Will Legal Sports Betting Boost Horse Racing Revenue?

Racing news

Sports Betting Will Bring More Customers to Racetracks

Last week’s Supreme Court decision ruled the Professional and Amateur Sports Protection Act (PASPA) of 1992 is unconstitutional. That federal law had banned sports betting in every state but Nevada and three others with limited wagering. The Supreme Court ruling paved the way to allow states to offer sports betting.

Track owners believe horse racing has an advantage since race tracks in many states will be among the first to allow sports gambling. Many race tracks already offer slot machines and table games, popularly known as racinos, in addition to betting on horses.

But horse racing must overcome stiff political opposition in two of the Triple Crown states, Kentucky and Maryland, to take advantage of the ruling.

Kentucky is capital of thoroughbred horses but has no casinos.

 While both Churchill Downs in Louisville, KY and Pimlico Race Course in Baltimore, MD had more than 135,000 fans in attendance for the recent race days featuring the Kentucky Derby and Preakness Stakes, it’s those kind of race days and events that keep interest in horse racing afloat. And with Justify winning both races, the chance at a rare Triple Crown winner in the Belmont Stakes June 9 will keep horse racing in the media spotlight for the next three weeks.

But horse racing is still looking for a boost, and sports betting may provide it through more wagering. The handle, the total of money wagered at tracks nationwide, has fallen from $15.18 billion in 2003 to just under $11 billion the past seven years. Industry website Equibase hasn’t tracked attendance since the mid-1990s, but it has been dropping. Alex Waldrop, president and CEO of the National Thoroughbred Racing Association, said the sport is “holding its own” financially through all of the betting platforms.
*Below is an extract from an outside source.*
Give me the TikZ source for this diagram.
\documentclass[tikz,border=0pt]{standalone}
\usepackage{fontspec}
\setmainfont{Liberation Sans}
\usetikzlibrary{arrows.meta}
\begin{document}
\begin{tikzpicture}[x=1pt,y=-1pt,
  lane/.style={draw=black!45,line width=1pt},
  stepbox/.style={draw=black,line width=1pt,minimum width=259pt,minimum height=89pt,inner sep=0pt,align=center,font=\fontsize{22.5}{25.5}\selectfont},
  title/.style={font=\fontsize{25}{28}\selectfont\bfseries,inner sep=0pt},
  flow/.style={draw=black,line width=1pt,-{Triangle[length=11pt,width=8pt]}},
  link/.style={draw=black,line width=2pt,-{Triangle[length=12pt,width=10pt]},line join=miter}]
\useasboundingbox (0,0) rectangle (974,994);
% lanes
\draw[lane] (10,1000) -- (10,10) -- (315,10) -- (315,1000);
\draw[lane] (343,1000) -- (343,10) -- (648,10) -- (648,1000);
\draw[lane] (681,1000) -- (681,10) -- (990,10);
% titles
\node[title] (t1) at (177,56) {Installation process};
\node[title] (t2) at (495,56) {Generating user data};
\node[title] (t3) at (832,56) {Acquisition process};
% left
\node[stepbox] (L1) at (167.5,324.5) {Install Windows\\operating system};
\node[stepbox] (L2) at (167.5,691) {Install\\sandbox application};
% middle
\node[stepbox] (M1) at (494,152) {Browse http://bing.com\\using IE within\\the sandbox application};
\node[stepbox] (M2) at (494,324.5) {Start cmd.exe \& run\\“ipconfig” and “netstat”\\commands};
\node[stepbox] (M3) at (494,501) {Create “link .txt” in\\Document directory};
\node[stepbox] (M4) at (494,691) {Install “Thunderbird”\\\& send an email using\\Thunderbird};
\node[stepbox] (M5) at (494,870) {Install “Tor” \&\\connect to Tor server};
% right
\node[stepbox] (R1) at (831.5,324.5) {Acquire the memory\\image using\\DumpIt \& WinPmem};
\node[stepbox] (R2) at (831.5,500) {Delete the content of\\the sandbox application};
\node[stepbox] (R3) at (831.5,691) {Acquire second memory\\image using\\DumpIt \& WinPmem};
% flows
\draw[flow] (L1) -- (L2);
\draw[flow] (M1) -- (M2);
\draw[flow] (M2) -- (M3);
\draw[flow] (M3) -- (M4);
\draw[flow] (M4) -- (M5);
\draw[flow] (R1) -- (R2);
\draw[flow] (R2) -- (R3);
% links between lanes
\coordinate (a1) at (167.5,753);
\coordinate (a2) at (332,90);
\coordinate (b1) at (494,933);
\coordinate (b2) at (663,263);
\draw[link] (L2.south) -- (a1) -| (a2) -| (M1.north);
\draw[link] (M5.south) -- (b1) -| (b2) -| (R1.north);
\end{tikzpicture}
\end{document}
But horse racing still needs more immediate help.

Churchill Downs Inc. wasted little time taking a step on this new frontier. The company announced an agreement Wednesday with Golden Nugget Atlantic City to enter online gambling and sports betting in New Jersey.

“You’re now going to see casinos, if they don’t already have race and sports books, interested in putting those in,” Waldrop said. “The two are perfect compliments and we see them all over Las Vegas. Perhaps we’ll see them in commercial casinos, and that would be a boon for horse racing. Anytime we can expand our distribution platform is a good thing.”

Casino gambling is available in 40 states, with horse racing in 32 and 14 with racinos.

Many tracks have reduced races but have remained financially solid because slot machines and table games are more profitable.

New Jersey may get a jump on sports betting in the months ahead and some other states will soon follow. Many more options could be available by the fall for the start of football season and in early November for the Breeders’ Cup at Churchill Downs.

Mobile betting will also be implemented by states over time, and as more people are able to watch their favorite sports and wager on the events, they will crossover to horse racing. Those that are already at the race tracks and casino’s betting on sports will give horse racing a try and bet on a few races. Legal sports betting in the United Stakes is going to be a boost to horse racing. You can bet on it.